Bertrand Goldberg (1913-1997)


Bertrand Goldberg was born in 1913 in Chicago. In 1930, he enrolled at Harvard College, leaving two years later for The Bauhaus in Germany. He worked briefly in the office of Mies van der Rohe before returning to Chicago in 1933 to work for the Keck brothers. In 1937, he opened his own office.

During World War II, Goldberg worked for the government and developed portable medical labs and gun crates. After the war, he formed a partnership with Leland Atwood, which lasted through the early 1950’s, when Goldberg started the firm of Bertrand Goldberg Associates.

Early in his career Goldberg focused on single family residences and industrial design work. His last single family residence was completed in the 1950′s. Throughout the 1950′s, his design proposals covered a broad spectrum: union halls, art centers, office buildings, and residential developments. In 1957, Goldberg built Drexel Gardens on the south side of Chicago, an award winning project.

In 1959, Goldberg started work on Marina City. This project, the seminal work of his career, was finished in 1967. At the same time, another major commission, Astor Tower Hotel, was started.
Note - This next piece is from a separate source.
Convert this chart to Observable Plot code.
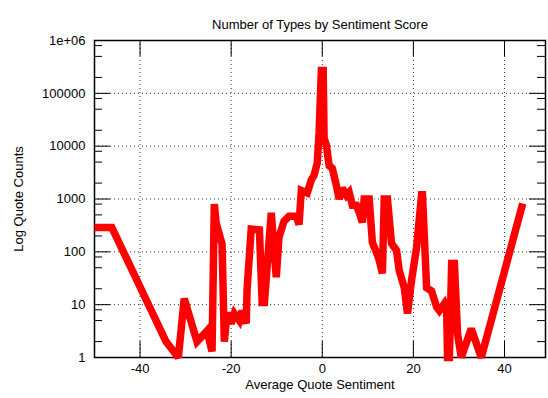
<!DOCTYPE html>
<html>
<head>
<meta charset="utf-8">
<script src="https://cdn.jsdelivr.net/npm/d3@7"></script>
<script src="https://cdn.jsdelivr.net/npm/@observablehq/plot@0.6"></script>
<style>
  html, body { margin: 0; padding: 0; background: #fff; }
  svg { font-family: "Liberation Sans", Arial, Helvetica, sans-serif; }
</style>
</head>
<body>
<div id="chart"></div>
<script>
const titleText = "Number of Types by Sentiment Score";
const xLabel = "Average Quote Sentiment";
const yLabel = "Log Quote Counts";

const sentiment = [-50, -46.2, -34.3, -31.6, -30.3, -27.5, -25.9, -25.3, -24.2, -23.7, -23.3, -22.0, -21.5, -20.9, -20.0, -19.3, -18.2, -17.6, -16.7, -16.5, -15.6, -13.8, -13.2, -12.7, -11.2, -10.1, -9.5, -8.4, -7.3, -5.7, -5.1, -4.6, -3.3, -2.4, -1.8, -1.1, -0.7, -0.2, 0.2, 0.4, 0.9, 1.5, 2.2, 3.1, 3.7, 4.4, 5.3, 5.9, 6.6, 7.5, 8.1, 8.8, 9.2, 10.3, 11.0, 11.9, 12.5, 13.2, 13.6, 14.3, 15.2, 16.3, 16.9, 18.0, 18.7, 19.6, 20.7, 21.8, 22.0, 22.9, 24.0, 25.1, 25.7, 26.8, 27.3, 27.5, 27.9, 28.4, 29.0, 29.7, 30.5, 32.7, 34.9, 44.0];
const counts = [290, 290, 2, 1, 13, 2, 2.8, 3.2, 1.3, 800, 350, 140, 2, 7, 4.4, 6.8, 5, 7.7, 4.4, 20, 270, 260, 11, 11, 550, 33, 190, 380, 470, 470, 330, 1450, 1300, 2300, 2800, 4800, 18000, 270000, 270000, 14000, 10500, 4300, 3800, 1800, 1000, 1600, 1170, 1340, 760, 760, 560, 360, 1000, 1000, 150, 97, 70, 39, 1000, 1000, 145, 106, 44, 21, 6.8, 29, 120, 1200, 1200, 21, 18, 9, 7.7, 10.5, 8, 1, 1, 60, 60, 2.8, 1, 3.5, 1, 820];

const xTicks = [-40, -20, 0, 20, 40];
const yTicks = [1, 10, 100, 1000, 10000, 100000, 1000000];
const yTickLabels = ["1", "10", "100", "1000", "10000", "100000", "1e+06"];
const yMinorMult = [2, 5, 8];

const data = sentiment.map((s, i) => ({s, c: counts[i]}));
const yMinor = [];
for (const t of yTicks.slice(0, -1)) for (const m of yMinorMult) yMinor.push(t * m);

const W = 548, H = 398;
const mL = 94, mR = 3, mT = 40, mB = 41;
const fw = W - mL - mR, fh = H - mT - mB;
const fs = 13;

const chart = Plot.plot({
  width: W, height: H,
  marginLeft: mL, marginRight: mR, marginTop: mT, marginBottom: mB,
  x: {domain: [-50, 49], axis: null},
  y: {type: "log", domain: [1, 1e6], axis: null},
  marks: [
    Plot.ruleX(xTicks, {x: d => d, stroke: "#000", strokeOpacity: 0.8, strokeDasharray: "1,3"}),
    Plot.ruleY(yTicks.slice(1, -1), {y: d => d, stroke: "#000", strokeOpacity: 0.8, strokeDasharray: "1,3"}),
    Plot.frame({stroke: "#000", strokeWidth: 1.5}),
    Plot.line(data, {x: "s", y: "c", stroke: "#ff0000", strokeWidth: 7.5, strokeLinejoin: "miter", strokeMiterlimit: 2.5, strokeLinecap: "butt"}),
    Plot.tickX(xTicks, {x: d => d, insetTop: fh - 16, stroke: "#000"}),
    Plot.tickX(xTicks, {x: d => d, insetBottom: fh - 16, stroke: "#000"}),
    Plot.tickY(yTicks, {y: d => d, insetRight: fw - 16, stroke: "#000"}),
    Plot.tickY(yTicks, {y: d => d, insetLeft: fw - 16, stroke: "#000"}),
    Plot.tickY(yMinor, {y: d => d, insetRight: fw - 8, stroke: "#000"}),
    Plot.tickY(yMinor, {y: d => d, insetLeft: fw - 8, stroke: "#000"}),
    Plot.text(xTicks, {x: d => d, frameAnchor: "bottom", dy: 15, text: d => String(d), fontSize: fs, fill: "#000"}),
    Plot.text(yTicks, {y: d => d, frameAnchor: "left", dx: -9, textAnchor: "end", text: (d, i) => yTickLabels[i], fontSize: fs, fill: "#000"}),
    Plot.text([titleText], {frameAnchor: "top", dy: -21, fontSize: fs, fill: "#000"}),
    Plot.text([xLabel], {frameAnchor: "bottom", dy: 31, fontSize: fs, fill: "#000"}),
    Plot.text([yLabel], {frameAnchor: "left", dx: -76, textAnchor: "middle", rotate: -90, fontSize: fs, fill: "#000"})
  ]
});
document.getElementById("chart").appendChild(chart);
</script>
</body>
</html>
Throughout the 1960’s and 1970’s, the office of Bertrand Goldberg Associates grew significantly – including in-house engineering and computer software development. Design work focused on numerous large scale hospitals and other major institutional projects up until 1992. Parallel work on urban projects was more exploratory and speculative, and culminated in River City, a successful mixed use development on the Chicago River completed in 1986. The office’s last major built work was Wright College, completed in 1992. Bertrand Goldberg died in 1997.

Marina City (1964-67)

300 N. State Street, Chicago

Marina City was conceived in 1959 by architect Bertrand Goldberg as a “city within a city”; an impetus to ease the exodus of Chicago’s urban middle class to the suburbs. Occupying an entire central city block adjacent to the Chicago River, the mixed-use programme at Marina City efficiently grouped commerce, recreation and education at the lower levels of the city and placed housing above. “Living above the store”, as Goldberg called it, exploited the use of the land in the most efficient way. The buildings were constructed with concrete cast in-situ, a marked departure from the Miesian steel and glass rectilinear boxes populating Chicago in the 1950s and 60s. At the time of construction, the towers were the world’s tallest buildings built of reinforced concrete.
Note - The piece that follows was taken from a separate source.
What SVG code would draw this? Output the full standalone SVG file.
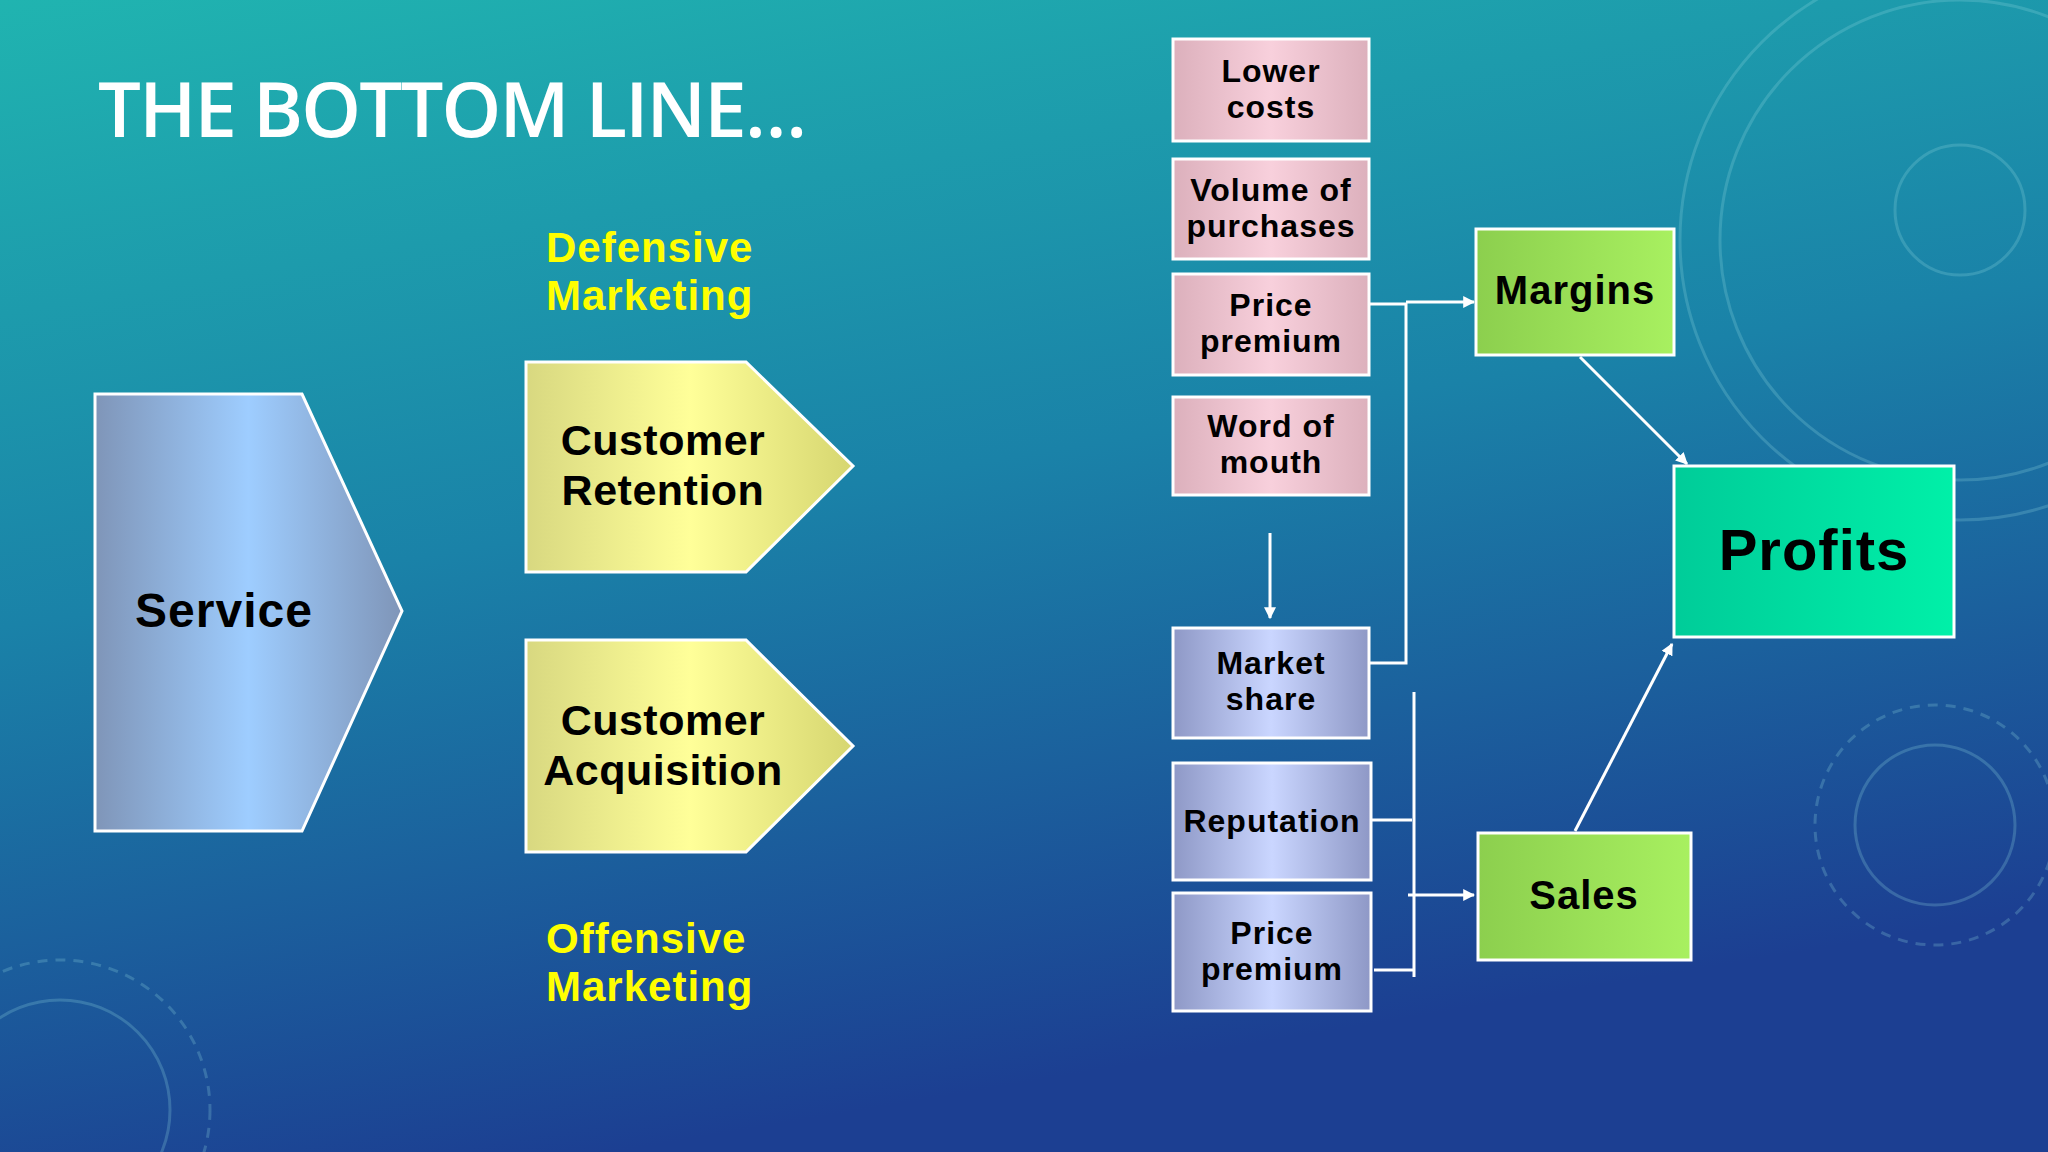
<svg xmlns="http://www.w3.org/2000/svg" width="2048" height="1152" viewBox="0 0 2048 1152">
<defs>
<linearGradient id="bg" x1="0" y1="0" x2="0.3" y2="1"><stop offset="0" stop-color="#20b4b0"/><stop offset="0.5" stop-color="#1a82a8"/><stop offset="1" stop-color="#1c3f92"/></linearGradient>
<linearGradient id="svc" x1="0" x2="1"><stop offset="0" stop-color="#7f95b8"/><stop offset="0.5" stop-color="#9ecdff"/><stop offset="1" stop-color="#7f95b8"/></linearGradient>
<linearGradient id="yel" x1="0" x2="1"><stop offset="0" stop-color="#d8d880"/><stop offset="0.5" stop-color="#ffff99"/><stop offset="1" stop-color="#d6d670"/></linearGradient>
<linearGradient id="pink" x1="0" x2="1"><stop offset="0" stop-color="#dcb0bc"/><stop offset="0.5" stop-color="#f8d0dc"/><stop offset="1" stop-color="#dcb0bc"/></linearGradient>
<linearGradient id="blue" x1="0" x2="1"><stop offset="0" stop-color="#8e98c6"/><stop offset="0.5" stop-color="#cad6ff"/><stop offset="1" stop-color="#8e98c6"/></linearGradient>
<linearGradient id="grn" x1="0" x2="1"><stop offset="0" stop-color="#8ccf4e"/><stop offset="1" stop-color="#a8f060"/></linearGradient>
<linearGradient id="prf" x1="0" x2="1"><stop offset="0" stop-color="#00cc99"/><stop offset="1" stop-color="#00f0a8"/></linearGradient>
<marker id="ah" viewBox="0 0 10 10" refX="9" refY="5" markerWidth="4" markerHeight="4" orient="auto"><path d="M0,0L10,5L0,10z" fill="#fff"/></marker>
</defs>
<style>
.b{stroke:#fff;stroke-width:3}
.t{font-family:"Liberation Sans",Arial,sans-serif;font-weight:bold;fill:#000;text-anchor:middle}
.s{font-size:32px;letter-spacing:1px}
.y{font-family:"Liberation Sans",Arial,sans-serif;font-weight:bold;fill:#ffff00;font-size:42px;letter-spacing:1px}
.c{stroke:#fff;stroke-width:3;fill:none}
</style>
<rect width="2048" height="1152" fill="url(#bg)"/>
<g fill="none" stroke="#8fd8e0" stroke-opacity="0.25" stroke-width="3">
<circle cx="1960" cy="240" r="280"/><circle cx="1960" cy="240" r="240"/><circle cx="1960" cy="210" r="65"/>
<circle cx="1935" cy="825" r="80"/><circle cx="1935" cy="825" r="120" stroke-dasharray="10 8"/>
<circle cx="60" cy="1110" r="110"/><circle cx="60" cy="1110" r="150" stroke-dasharray="10 8"/>
</g>
<text x="98" y="137" font-family="Open Sans,Liberation Sans,sans-serif" font-weight="600" font-size="76" fill="#fff" textLength="709">THE BOTTOM LINE…</text>
<text class="y"><tspan x="546" y="262">Defensive</tspan><tspan x="546" y="310">Marketing</tspan></text>
<text class="y"><tspan x="546" y="953">Offensive</tspan><tspan x="546" y="1001">Marketing</tspan></text>
<g id="service"><path class="b" d="M95,394H302L402,611L302,831H95Z" fill="url(#svc)"/><text class="t" x="224" y="627" font-size="48" letter-spacing="1">Service</text></g>
<g id="retention"><path class="b" d="M526,362H746L853,466L746,572H526Z" fill="url(#yel)"/><text class="t" font-size="43" letter-spacing="0.5"><tspan x="663" y="455">Customer</tspan><tspan x="663" y="505">Retention</tspan></text></g>
<g id="acquisition"><path class="b" d="M526,640H746L853,746L746,852H526Z" fill="url(#yel)"/><text class="t" font-size="43" letter-spacing="0.5"><tspan x="663" y="735">Customer</tspan><tspan x="663" y="785">Acquisition</tspan></text></g>
<g id="lower"><rect class="b" x="1173" y="39" width="196" height="102" fill="url(#pink)"/><text class="t s"><tspan x="1271" y="82">Lower</tspan><tspan x="1271" y="118">costs</tspan></text></g>
<g id="volume"><rect class="b" x="1173" y="159" width="196" height="100" fill="url(#pink)"/><text class="t s"><tspan x="1271" y="201">Volume of</tspan><tspan x="1271" y="237">purchases</tspan></text></g>
<g id="price1"><rect class="b" x="1173" y="274" width="196" height="101" fill="url(#pink)"/><text class="t s"><tspan x="1271" y="316">Price</tspan><tspan x="1271" y="352">premium</tspan></text></g>
<g id="word"><rect class="b" x="1173" y="397" width="196" height="98" fill="url(#pink)"/><text class="t s"><tspan x="1271" y="437">Word of</tspan><tspan x="1271" y="473">mouth</tspan></text></g>
<g id="market"><rect class="b" x="1173" y="628" width="196" height="110" fill="url(#blue)"/><text class="t s"><tspan x="1271" y="674">Market</tspan><tspan x="1271" y="710">share</tspan></text></g>
<g id="reputation"><rect class="b" x="1173" y="763" width="198" height="117" fill="url(#blue)"/><text class="t s" x="1272" y="832">Reputation</text></g>
<g id="price2"><rect class="b" x="1173" y="893" width="198" height="118" fill="url(#blue)"/><text class="t s"><tspan x="1272" y="944">Price</tspan><tspan x="1272" y="980">premium</tspan></text></g>
<g id="margins"><rect class="b" x="1476" y="229" width="198" height="126" fill="url(#grn)"/><text class="t" x="1575" y="304" font-size="40" letter-spacing="1">Margins</text></g>
<g id="profits"><rect class="b" x="1674" y="466" width="280" height="171" fill="url(#prf)"/><text class="t" x="1814" y="570" font-size="58" letter-spacing="1">Profits</text></g>
<g id="sales"><rect class="b" x="1478" y="833" width="213" height="127" fill="url(#grn)"/><text class="t" x="1584" y="909" font-size="40" letter-spacing="1">Sales</text></g>
<g id="connectors">
<path class="c" d="M1270,533V618" marker-end="url(#ah)"/>
<path class="c" d="M1369,304H1406V663H1369"/>
<path class="c" d="M1406,302H1474" marker-end="url(#ah)"/>
<path class="c" d="M1414,692V977"/>
<path class="c" d="M1371,820H1412M1374,970H1414"/>
<path class="c" d="M1408,895H1474" marker-end="url(#ah)"/>
<path class="c" d="M1580,357L1687,464" marker-end="url(#ah)"/>
<path class="c" d="M1575,831L1672,644" marker-end="url(#ah)"/>
</g>
</svg>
Prentice Women's Hospital (1976)

333 E. Superior Street, Chicago (demolished)

Designed by Bertrand Goldberg Associates, Prentice Women’s Hospital opened in 1976. The five-story, rectangular post-and-beam base was clad in an opaque metal curtain wall with solar bronze glass windows, out of which grew a massive clover-shaped poured concrete tower that dramatically cantilevered back over the glass box base. The quatrefoil shape of the tower facilitated a more humane organization of functions on the maternity floors, in which all bedrooms were designed to be equidistant from the building’s core, which housed the nursing stations and nurseries. This created improved visual and physical connections between the patients and the nurses, as well as between mothers and babies in the nursery. In 2011, a coalition effort called Save Prentice was formed to advocate for the preservation of Goldberg’s building. With support and involvement from preservation organizations including Docomomo US, Landmarks Illinois, the National Trust for Historic Preservation, and Preservation Chicago, Save Prentice made huge strides in educating the public about the building’s importance. Despite these efforts, Prentice was demolished in 2014.